En parlant avec Côme Fredaigue à Rochefort sur Loire, j’ai trouvé une phrase à propos de Mallarmé. Nous évoquions ensemble l’étrange coexistence de la violence (« Le livre est une bombe ») et de la délicatesse chez Mallarmé. J’ai dit alors « Mallarmé n’est pas à la recherche d’une bombe qui fasse éclater les vitres, ce qu’il recherche ce serait plutôt une vitre qui soit une bombe, la forme paradoxale d’une vitre qui survienne comme une bombe. » 

 

 

 

Je crois que, particulièrement aujourd’hui, on a besoin de poèmes habitables, qui puissent être parcourus en tous sens et habités. 

 

L’image nous projette. L’image est un météore qui par son apparition même nous projette hors du monde, hors du creux du monde, hors du monde habitable. Par là, mystérieusement, nous revenons au creux du monde, à l’habiter.

 

Le problème ce serait ainsi d’inventer une forme d’écriture par laquelle celui qui écrit parvient à demeurer à l’intérieur de la projection. Le problème serait d’inventer une écriture par laquelle la projection se transforme en demeure et la demeure se transforme en projection. Eh bien j’ai le sentiment que l’extraordinaire chance de mon existence c’est précisément d’avoir disposé de cette demeure projectile avec le Prieuré. Un prieuré c’est en effet une maison qui prie, c’est-à-dire une maison qui se projette comme prière entre terre et ciel. 

 

 

 

 

 

                                                                                                                    A Bientôt        Boris

 

 

 

 

 

 

 

 

 

 

Cher Boris,

 

                    (…)

 

    Les mots comme des choses.
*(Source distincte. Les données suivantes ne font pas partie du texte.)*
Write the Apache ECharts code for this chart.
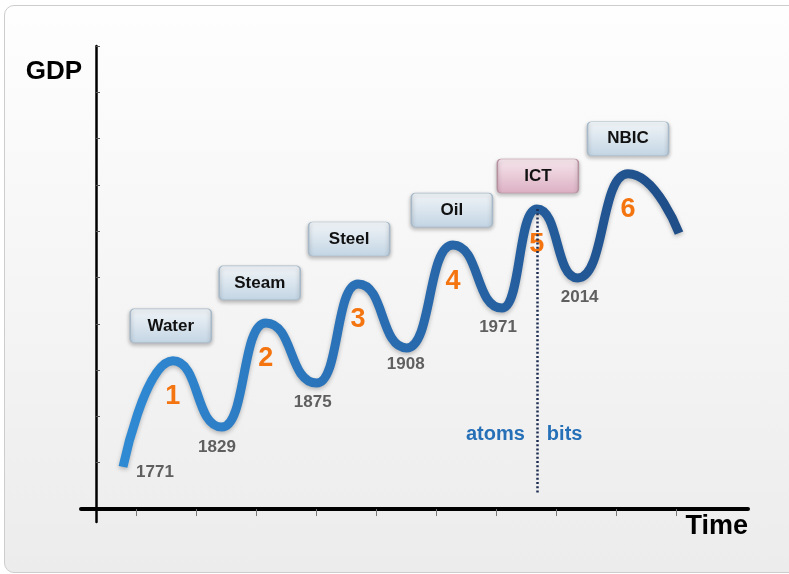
<!DOCTYPE html>
<html>
<head>
<meta charset="utf-8">
<title>GDP waves</title>
<script src="https://cdn.jsdelivr.net/npm/echarts@6/dist/echarts.min.js"></script>
<style>
  html, body { margin: 0; padding: 0; width: 789px; height: 574px; overflow: hidden; background: #ffffff; }
  #frame {
    position: absolute; left: 4px; top: 5px; width: 820px; height: 566px;
    border: 1.5px solid #cdcdcd; border-radius: 10px;
    background: linear-gradient(to bottom, #fefefe 0%, #f6f6f6 45%, #ececec 100%);
  }
  #chart { position: absolute; left: 0; top: 0; width: 789px; height: 574px; }
</style>
</head>
<body>
<div id="frame"></div>
<div id="chart"></div>
<script>
// Long-wave curve: start, then alternating peaks and troughs, then the tail
const curveX = [0.45, 1.28, 2.10, 2.83, 3.68, 4.37, 5.18, 5.95, 6.77, 7.35, 8.03, 8.87, 9.72];
const curveY = [0.91, 3.20, 1.77, 4.02, 2.72, 4.86, 3.48, 5.70, 4.34, 6.48, 4.99, 7.24, 5.96];

// Years marking the start of each wave (start point and troughs)
const years = ['1771', '1829', '1875', '1908', '1971', '2014'];
// Leading technology of each wave (at the peaks)
const eras = ['Water', 'Steam', 'Steel', 'Oil', 'ICT', 'NBIC'];
const waveNumbers = ['1', '2', '3', '4', '5', '6'];

// Divider between the material and the digital economy
const dividerEra = 'ICT';
const dividerBottom = 0.35;
const dividerLabelLevel = 1.6;
const sideLabels = ['atoms', 'bits'];

// Axis tick positions
const xTicks = [0.667, 1.667, 2.667, 3.667, 4.667, 5.667, 6.667, 7.667, 8.667, 9.667];
const yTicks = [1, 2, 3, 4, 5, 6, 7, 8, 9, 10];

const FONT = '"Liberation Sans", Arial, Helvetica, sans-serif';

const curve = curveX.map((x, i) => [x, curveY[i]]);
const peakIdx = curve.map((_, i) => i).filter(i => i % 2 === 1 && i < curve.length - 1);
const startIdx = curve.map((_, i) => i).filter(i => i % 2 === 0 && i < curve.length - 1);

// Small nudges so each tag sits where it reads best above its crest
const tagNudge = [[-2, -35], [-6, -40], [-9, -45], [-1, -35], [1, -33], [0, -35]];
const yearNudge = [[32, 5], [-5, 20], [-4, 19], [-1, 16], [-4, 19], [2, 19]];

const tagPath = 'path://M4,0H77A4,4,0,0,1,81,4V30A4,4,0,0,1,77,34H4A4,4,0,0,1,0,30V4A4,4,0,0,1,4,0Z';
const blueTag = new echarts.graphic.LinearGradient(0, 0, 0, 1, [
  { offset: 0, color: '#f1f5f8' }, { offset: 1, color: '#c3d5e4' }
]);
const pinkTag = new echarts.graphic.LinearGradient(0, 0, 0, 1, [
  { offset: 0, color: '#f6e6ec' }, { offset: 1, color: '#dcb0c3' }
]);

const dividerI = peakIdx[eras.indexOf(dividerEra)];
const dividerX = curve[dividerI][0];

const chart = echarts.init(document.getElementById('chart'), null, { renderer: 'canvas' });
chart.setOption({
  backgroundColor: 'transparent',
  animation: false,
  grid: { left: 81, right: 41, top: 46, bottom: 52 },
  xAxis: {
    type: 'value', min: -0.25, max: 10.87,
    axisLine: { onZero: true, lineStyle: { color: '#000', width: 4 } },
    axisTick: { show: true, customValues: xTicks, length: 7, lineStyle: { color: '#777', width: 1 } },
    axisLabel: { show: false },
    splitLine: { show: false },
    name: 'Time', nameLocation: 'end', nameGap: 0,
    nameTextStyle: { fontFamily: FONT, fontSize: 27, fontWeight: 'bold', color: '#000',
      align: 'right', verticalAlign: 'top', padding: [4, 0, 0, 0] }
  },
  yAxis: {
    type: 'value', min: -0.28, max: 10,
    axisLine: { onZero: true, lineStyle: { color: '#000', width: 2.5 } },
    axisTick: { show: true, inside: true, customValues: yTicks, length: 4, lineStyle: { color: '#555', width: 1 } },
    axisLabel: { show: false },
    splitLine: { show: false },
    name: 'GDP', nameLocation: 'end', nameGap: -26,
    nameTextStyle: { fontFamily: FONT, fontSize: 26, fontWeight: 'bold', color: '#000',
      align: 'right', verticalAlign: 'middle', padding: [0, 14, 0, 0] }
  },
  series: [
    {
      // dotted divider and its two side labels
      type: 'scatter', z: 1, symbolSize: 0, itemStyle: { opacity: 1 },
      data: [
        { value: [dividerX, dividerLabelLevel], label: { formatter: sideLabels[0], position: 'left', distance: 12 } },
        { value: [dividerX, dividerLabelLevel], label: { formatter: sideLabels[1], position: 'right', distance: 10 } }
      ],
      label: { show: true, fontFamily: FONT, fontSize: 20, fontWeight: 'bold', color: '#2670b8' },
      markLine: {
        silent: true, symbol: 'none', label: { show: false },
        lineStyle: { color: '#1c2d52', width: 2.5, type: [2, 2.2] },
        data: [[{ coord: [dividerX, curve[dividerI][1]] }, { coord: [dividerX, dividerBottom] }]]
      }
    },
    {
      type: 'line', z: 3, data: curve, symbol: 'none',
      smooth: 0.55, smoothMonotone: 'x',
      lineStyle: {
        width: 9, cap: 'butt',
        color: new echarts.graphic.LinearGradient(0, 0, 1, 0, [
          { offset: 0, color: '#2f8ad4' }, { offset: 0.45, color: '#2a6eb3' }, { offset: 1, color: '#1f4d87' }
        ]),
        shadowColor: 'rgba(0,0,0,0.25)', shadowBlur: 4, shadowOffsetY: 2
      }
    },
    {
      // wave numbers under each crest
      type: 'scatter', z: 4, symbolSize: 0, itemStyle: { opacity: 1 },
      data: peakIdx.map((i, k) => ({ value: curve[i], name: waveNumbers[k] })),
      label: { show: true, position: 'inside', offset: [0, 36], formatter: '{b}',
        fontFamily: FONT, fontSize: 27, fontWeight: 'bold', color: '#f47410' }
    },
    {
      // year labels at the start of each wave
      type: 'scatter', z: 4, symbolSize: 0, itemStyle: { opacity: 1 },
      data: startIdx.map((i, k) => ({ value: curve[i], name: years[k], label: { offset: yearNudge[k] } })),
      label: { show: true, position: 'inside', formatter: '{b}',
        fontFamily: FONT, fontSize: 17, fontWeight: 'bold', color: '#5f5f5f' }
    },
    {
      // technology tags above the crests
      type: 'scatter', z: 5, symbol: tagPath, symbolSize: [81, 34],
      data: peakIdx.map((i, k) => ({
        value: curve[i], name: eras[k], symbolOffset: tagNudge[k],
        itemStyle: eras[k] === dividerEra
          ? { color: pinkTag, borderColor: '#b6919f' }
          : { color: blueTag, borderColor: '#a7b9c8' }
      })),
      itemStyle: { opacity: 1, borderWidth: 1, shadowColor: 'rgba(0,0,0,0.28)', shadowBlur: 4, shadowOffsetY: 2 },
      label: { show: true, position: 'inside', formatter: '{b}',
        fontFamily: FONT, fontSize: 17, fontWeight: 'bold', color: '#111' }
    }
  ]
});
</script>
</body>
</html>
Est-ce qu’ils nous touchent avant tout parce qu’ils sont des choses, ou parce qu’ils sont des biais qui nous renvoient à d’autres choses ? La force du mot est-elle dans sa « matérialité » brute (visuelle, sonore) ou dans son caractère essentiellement abstrait et référentiel ? La réponse qui vient tout de suite à l’esprit c’est qu’il est à la fois ce « morceau de monde », brut, et ce symbole, et que toute la force de la poésie est là. Chez Mallarmé, c’est parfaitement évident. Je veux dire que le « symbolisme » de Mallarmé repose sur une mise en évidence sidérante de la matérialité des mots.